- _Short exercise_:
Your job is to return the lines between the line holding "Give me the Apache" and the line holding "2000, interval: 200", inclusive, exactly and with no pictures.
=== Exercise input ===
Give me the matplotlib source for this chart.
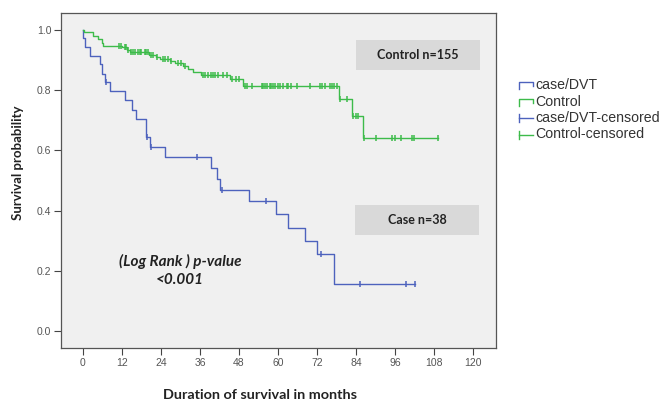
import numpy as np
import matplotlib
matplotlib.use("Agg")
import matplotlib.pyplot as plt
from matplotlib.patches import Rectangle
from matplotlib.lines import Line2D

# ---------------- data ----------------
case_event_times = [0, 0.7, 2.1, 5.1, 5.8, 6.7, 8.2, 13.0, 15.1, 16.4, 19.3, 20.6,
                    25.2, 39.3, 41.1, 42.2, 51.2, 59.3, 63.2, 68.3, 72.1, 77.2]
case_survival = [0.973, 0.943, 0.913, 0.886, 0.853, 0.825, 0.797, 0.767, 0.733, 0.704,
                 0.645, 0.612, 0.578, 0.540, 0.504, 0.469, 0.432, 0.388, 0.344, 0.301,
                 0.257, 0.156]
case_censor_times = [7.2, 19.8, 20.8, 35.2, 42.8, 56.2, 73.1, 85.2, 99.3, 102.2]

control_event_times = [0.4, 3.2, 4.7, 5.7, 6.3, 11.9, 13.4, 14.5, 20.4, 22.6, 23.7,
                       26.8, 28.3, 30.9, 32.4, 33.9, 36.2, 45.2, 49.3, 78.8, 82.9, 86.1]
control_survival = [0.991, 0.978, 0.968, 0.956, 0.945, 0.941, 0.934, 0.927, 0.916,
                    0.908, 0.901, 0.895, 0.889, 0.879, 0.870, 0.861, 0.850, 0.836,
                    0.813, 0.770, 0.714, 0.641]
control_censor_times = [11.0, 11.6, 12.8, 13.3, 13.8, 14.9, 15.4, 16.1, 16.9, 17.4, 17.9,
                        19.0, 19.5, 20.0, 20.9, 21.5, 22.9, 24.5, 25.1, 26.2, 27.2, 29.2,
                        30.2, 31.5, 37.0, 37.6, 38.5, 39.4, 40.0, 40.6, 41.5, 43.0, 44.2,
                        46.0, 47.0, 48.0, 50.0, 50.5, 52.0, 55.0, 55.5, 56.0, 56.6, 57.5,
                        58.0, 58.6, 59.1, 60.0, 60.6, 61.5, 62.7, 63.2, 64.0, 65.8, 69.8,
                        72.9, 73.5, 74.5, 76.0, 76.6, 77.2, 78.1, 79.2, 81.1, 83.2, 83.9,
                        84.7, 86.4, 90.2, 95.2, 96.0, 98.0, 101.2, 102.0, 109.3]

x_ticks = [0, 12, 24, 36, 48, 60, 72, 84, 96, 108, 120]
y_ticks = [0.0, 0.2, 0.4, 0.6, 0.8, 1.0]
legend_labels = ["case/DVT", "Control", "case/DVT-censored", "Control-censored"]

BLUE = "#4d62bd"
GREEN = "#3dbb4a"

W, H = 664, 401
fig = plt.figure(figsize=(W / 100, H / 100), dpi=100)
fig.patch.set_facecolor("white")

def fx(px):
    return px / W

def fy(py):
    return 1 - py / H

ax = fig.add_axes([fx(61), fy(348), fx(496) - fx(61), fy(13) - fy(348)])
ax.set_facecolor("#f0f0f0")
ax.set_xlim(-6.77, 127.1)
ax.set_ylim(-0.055, 1.055)


def km_curve(event_times, survival, censor_times):
    t = np.concatenate([[0.0], np.asarray(event_times, float)])
    s = np.concatenate([[1.0], np.asarray(survival, float)])
    end = max(max(censor_times), t[-1])
    t_full = np.concatenate([t, [end]])
    s_full = np.concatenate([s, [s[-1]]])
    idx = np.searchsorted(t, np.asarray(censor_times), side="right") - 1
    return t_full, s_full, np.asarray(censor_times), s[idx]


for ev, sv, cens, col in [
    (case_event_times, case_survival, case_censor_times, BLUE),
    (control_event_times, control_survival, control_censor_times, GREEN),
]:
    tt, ss, ct, cs = km_curve(ev, sv, cens)
    ax.step(tt, ss, where="post", color=col, lw=1.0, zorder=3)
    ax.plot(ct, cs, ls="none", marker="|", ms=5.0, mew=1.1, color=col, zorder=4)

ax.set_xticks(x_ticks)
ax.set_yticks(y_ticks)
ax.set_xticklabels([str(v) for v in x_ticks])
ax.set_yticklabels([f"{v:.1f}" for v in y_ticks])
ax.tick_params(axis="both", direction="out", length=5, width=0.8, color="#444444",
               labelsize=7.5, labelcolor="#555555", pad=2)
for lab in ax.get_xticklabels() + ax.get_yticklabels():
    lab.set_fontfamily("Liberation Sans")
for sp in ax.spines.values():
    sp.set_color("#555555")
    sp.set_linewidth(0.9)

# annotation boxes
bold_font = "Lato"
ax.add_patch(Rectangle((84.0, 0.866), 38.2, 0.099, facecolor="#d9d9d9",
                       edgecolor="none", zorder=2))
ax.text(103.1, 0.9155, "Control n=155", ha="center", va="center", fontsize=9,
        fontweight="bold", family=bold_font, color="#222222", zorder=5)
ax.add_patch(Rectangle((83.7, 0.319), 38.1, 0.100, facecolor="#d9d9d9",
                       edgecolor="none", zorder=2))
ax.text(102.75, 0.369, "Case n=38", ha="center", va="center", fontsize=9,
        fontweight="bold", family=bold_font, color="#222222", zorder=5)

ax.text(29.8, 0.231, "(Log Rank ) p-value", ha="center", va="center", fontsize=11,
        fontweight="bold", style="italic", family=bold_font, color="#222222")
ax.text(29.8, 0.171, "<0.001", ha="center", va="center", fontsize=11,
        fontweight="bold", style="italic", family=bold_font, color="#222222")

fig.text(fx(260), fy(395), "Duration of survival in months", ha="center", va="center",
         fontsize=10.4, fontweight="bold", family=bold_font, color="#222222")
fig.text(fx(18), fy(163), "Survival probability", ha="center", va="center",
         rotation=90, fontsize=9.5, fontweight="bold", family=bold_font, color="#222222")

# legend (drawn manually to mimic SPSS symbols)
rows = [85, 101.5, 118, 134.5]
cols = [BLUE, GREEN, BLUE, GREEN]
for i, (lab, yc, c) in enumerate(zip(legend_labels, rows, cols)):
    if i < 2:
        xs = [fx(519), fx(519), fx(533), fx(533)]
        ys = [fy(yc + 4), fy(yc - 3), fy(yc - 3), fy(yc + 1)]
        fig.add_artist(Line2D(xs, ys, color=c, lw=1.0, transform=fig.transFigure))
    else:
        fig.add_artist(Line2D([fx(519), fx(519)], [fy(yc - 4), fy(yc + 4)], color=c,
                              lw=1.0, transform=fig.transFigure))
        fig.add_artist(Line2D([fx(519), fx(533)], [fy(yc), fy(yc)], color=c,
                              lw=1.0, transform=fig.transFigure))
    fig.text(fx(535), fy(yc), lab, ha="left", va="center", fontsize=10.2,
             family="Liberation Sans", color="#333333")

fig.savefig("out.png", dpi=100, facecolor="white")
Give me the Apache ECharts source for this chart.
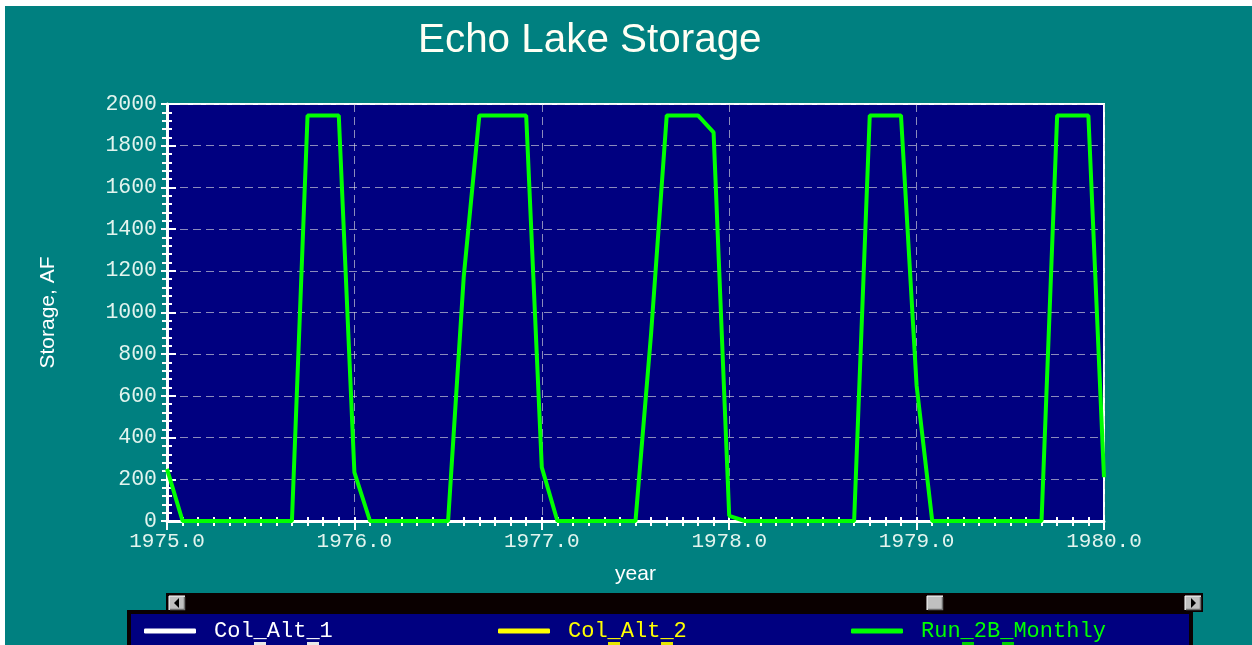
<!DOCTYPE html>
<html>
<head>
<meta charset="utf-8">
<script src="https://cdn.jsdelivr.net/npm/echarts@6/dist/echarts.min.js"></script>
<style>
  html, body { margin: 0; padding: 0; background: #ffffff; width: 1252px; height: 645px; overflow: hidden; }
  #bg { position: absolute; left: 5px; top: 6px; right: 0; bottom: 0; background: #008080; }
  #chart { position: absolute; left: 0; top: 0; width: 1252px; height: 645px; }
</style>
</head>
<body>
<div id="bg"></div>
<div id="chart"></div>
<script>
// ---- data ----
const yearLabels = ['1975.0', '1976.0', '1977.0', '1978.0', '1979.0', '1980.0'];
// monthly storage (AF), one value per month from 1975.0 through 1980.0
const run2bMonthly = [
  250, 0, 0, 0, 0, 0, 0, 0, 0, 1945, 1945, 1945,
  233, 0, 0, 0, 0, 0, 0, 1170, 1945, 1945, 1945, 1945,
  257, 0, 0, 0, 0, 0, 0, 900, 1945, 1945, 1945, 1864,
  25, 0, 0, 0, 0, 0, 0, 0, 0, 1945, 1945, 1945,
  650, 0, 0, 0, 0, 0, 0, 0, 0, 1945, 1945, 1945,
  210
];
const colAlt1 = [];
const colAlt2 = [];
const seriesNames = ['Col_Alt_1', 'Col_Alt_2', 'Run_2B_Monthly'];
const seriesColors = ['#ffffff', '#ffff00', '#00ff00'];
const yTicks = { min: 0, max: 2000, interval: 200 };

// category list: each year label followed by 11 monthly slots
const categories = [];
yearLabels.forEach((y, i) => {
  categories.push(y);
  if (i < yearLabels.length - 1) {
    for (let m = 1; m < 12; m++) categories.push(y + '_m' + m);
  }
});

const monoFont = '"Liberation Mono", "Courier New", monospace';
const sansFont = '"Liberation Sans", Arial, sans-serif';
const labelColor = '#e2f4ee';
const gridDash = { color: 'rgba(225,225,225,0.62)', width: 1, type: [8, 5] };

const chart = echarts.init(document.getElementById('chart'), null, { renderer: 'canvas' });

function legendFor(i, left) {
  return {
    data: [seriesNames[i]],
    left: left, top: 620,
    orient: 'horizontal',
    icon: 'roundRect',
    itemWidth: 52, itemHeight: 5,
    padding: 0,
    selectedMode: false,
    textStyle: { color: seriesColors[i], fontFamily: monoFont, fontSize: 22, padding: [0, 0, 0, 13] },
    z: 10
  };
}

function scrollButton(x, kind) {
  const y = 596, w = 16, h = 14;
  const els = [
    { type: 'rect', shape: { x: x, y: y, width: w, height: h }, style: { fill: '#c0c0c0' } },
    { type: 'polyline', shape: { points: [[x, y + h], [x, y], [x + w, y]] }, style: { stroke: '#ffffff', lineWidth: 1, fill: null } },
    { type: 'polyline', shape: { points: [[x + 1, y + h - 0.5], [x + w - 0.5, y + h - 0.5], [x + w - 0.5, y + 1]] }, style: { stroke: '#707070', lineWidth: 1.5, fill: null } }
  ];
  if (kind === 'left') {
    els.push({ type: 'polygon', shape: { points: [[x + 5, y + 7], [x + 10, y + 2], [x + 10, y + 12]] }, style: { fill: '#000000' } });
  } else if (kind === 'right') {
    els.push({ type: 'polygon', shape: { points: [[x + 11, y + 7], [x + 6, y + 2], [x + 6, y + 12]] }, style: { fill: '#000000' } });
  }
  return els;
}

const graphics = [
  // scroll bar
  { type: 'rect', shape: { x: 166, y: 593, width: 1037, height: 19 }, style: { fill: '#0a0000' }, z: 1 },
  // legend box
  { type: 'rect', shape: { x: 129, y: 612, width: 1062, height: 50 }, style: { fill: '#000080', stroke: '#0a0000', lineWidth: 4 }, z: 1 },
  // small boxes cut at bottom edge under each legend entry
  { type: 'rect', shape: { x: 254, y: 642, width: 12, height: 6 }, style: { fill: '#e8e8e8' }, z: 2 },
  { type: 'rect', shape: { x: 307, y: 642, width: 12, height: 6 }, style: { fill: '#e8e8e8' }, z: 2 },
  { type: 'rect', shape: { x: 608, y: 642, width: 12, height: 6 }, style: { fill: '#e6e600' }, z: 2 },
  { type: 'rect', shape: { x: 661, y: 642, width: 12, height: 6 }, style: { fill: '#e6e600' }, z: 2 },
  { type: 'rect', shape: { x: 962, y: 642, width: 12, height: 6 }, style: { fill: '#00d000' }, z: 2 },
  { type: 'rect', shape: { x: 1002, y: 642, width: 12, height: 6 }, style: { fill: '#00d000' }, z: 2 }
].concat(scrollButton(169, 'left'), scrollButton(927, 'thumb'), scrollButton(1185, 'right')).map(e => Object.assign({ z: 2 }, e));

const baseX = {
  type: 'category', data: categories, boundaryGap: false, position: 'bottom',
  axisLabel: { show: false }, splitLine: { show: false }, axisLine: { show: false }
};
const baseY = {
  type: 'value', min: yTicks.min, max: yTicks.max, interval: yTicks.interval, position: 'left',
  axisLabel: { show: false }, splitLine: { show: false }, axisLine: { show: false }
};

const option = {
  backgroundColor: 'transparent',
  animation: false,
  title: {
    text: 'Echo Lake Storage',
    left: 418, top: 21, padding: 0,
    textStyle: { color: '#fffff4', fontFamily: sansFont, fontSize: 40.4, fontWeight: 'normal' }
  },
  grid: {
    left: 167, right: 148, top: 104, bottom: 124,
    show: true, backgroundColor: '#000080', borderColor: '#ffffff', borderWidth: 2
  },
  legend: [legendFor(0, 144), legendFor(1, 498), legendFor(2, 851)],
  xAxis: [
    Object.assign({}, baseX, {
      name: 'year', nameLocation: 'middle', nameGap: 43,
      nameTextStyle: { color: '#ffffff', fontFamily: sansFont, fontSize: 21 },
      axisLine: { show: true, lineStyle: { color: '#ffffff', width: 3 } },
      axisTick: { show: true, interval: 0, length: 5, lineStyle: { color: '#ffffff', width: 2 } },
      axisLabel: { show: true, interval: 11, margin: 10, color: labelColor, fontFamily: monoFont, fontSize: 21,
        formatter: v => (yearLabels.indexOf(v) >= 0 ? v : '') },
      splitLine: { show: true, interval: 11, lineStyle: gridDash }
    }),
    Object.assign({}, baseX, {
      axisTick: { show: true, interval: 11, length: 9, lineStyle: { color: '#ffffff', width: 2 } }
    }),
    Object.assign({}, baseX, {
      axisTick: { show: true, inside: true, interval: 0, length: 4, lineStyle: { color: '#ffffff', width: 2 } }
    })
  ],
  yAxis: [
    Object.assign({}, baseY, {
      name: 'Storage, AF', nameLocation: 'middle', nameGap: 108, nameRotate: 90,
      nameTextStyle: { color: '#ffffff', fontFamily: sansFont, fontSize: 21 },
      axisLine: { show: true, lineStyle: { color: '#ffffff', width: 3 } },
      axisTick: { show: true, length: 6, lineStyle: { color: '#ffffff', width: 2 } },
      minorTick: { show: true, splitNumber: 5, length: 5, lineStyle: { color: '#ffffff', width: 2 } },
      axisLabel: { show: true, margin: 10, color: labelColor, fontFamily: monoFont, fontSize: 21.5,
        formatter: v => String(v) },
      splitLine: { show: true, lineStyle: gridDash }
    }),
    Object.assign({}, baseY, {
      axisTick: { show: true, inside: true, length: 9, lineStyle: { color: '#ffffff', width: 2 } },
      minorTick: { show: true, splitNumber: 5, length: 5, lineStyle: { color: '#ffffff', width: 2 } }
    })
  ],
  series: [
    { name: seriesNames[0], type: 'line', data: colAlt1, color: seriesColors[0], showSymbol: false, lineStyle: { width: 4 } },
    { name: seriesNames[1], type: 'line', data: colAlt2, color: seriesColors[1], showSymbol: false, lineStyle: { width: 4 } },
    { name: seriesNames[2], type: 'line', data: run2bMonthly, color: seriesColors[2], showSymbol: false,
      lineStyle: { width: 4, color: '#00ff00' }, z: 5 }
  ],
  graphic: graphics
};
chart.setOption(option);
</script>
</body>
</html>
===
- _Result_:
Give me the Apache ECharts source for this chart.
<!DOCTYPE html>
<html>
<head>
<meta charset="utf-8">
<script src="https://cdn.jsdelivr.net/npm/echarts@6/dist/echarts.min.js"></script>
<style>
  html, body { margin: 0; padding: 0; background: #ffffff; width: 1252px; height: 645px; overflow: hidden; }
  #bg { position: absolute; left: 5px; top: 6px; right: 0; bottom: 0; background: #008080; }
  #chart { position: absolute; left: 0; top: 0; width: 1252px; height: 645px; }
</style>
</head>
<body>
<div id="bg"></div>
<div id="chart"></div>
<script>
// ---- data ----
const yearLabels = ['1975.0', '1976.0', '1977.0', '1978.0', '1979.0', '1980.0'];
// monthly storage (AF), one value per month from 1975.0 through 1980.0
const run2bMonthly = [
  250, 0, 0, 0, 0, 0, 0, 0, 0, 1945, 1945, 1945,
  233, 0, 0, 0, 0, 0, 0, 1170, 1945, 1945, 1945, 1945,
  257, 0, 0, 0, 0, 0, 0, 900, 1945, 1945, 1945, 1864,
  25, 0, 0, 0, 0, 0, 0, 0, 0, 1945, 1945, 1945,
  650, 0, 0, 0, 0, 0, 0, 0, 0, 1945, 1945, 1945,
  210
];
const colAlt1 = [];
const colAlt2 = [];
const seriesNames = ['Col_Alt_1', 'Col_Alt_2', 'Run_2B_Monthly'];
const seriesColors = ['#ffffff', '#ffff00', '#00ff00'];
const yTicks = { min: 0, max: 2000, interval: 200 };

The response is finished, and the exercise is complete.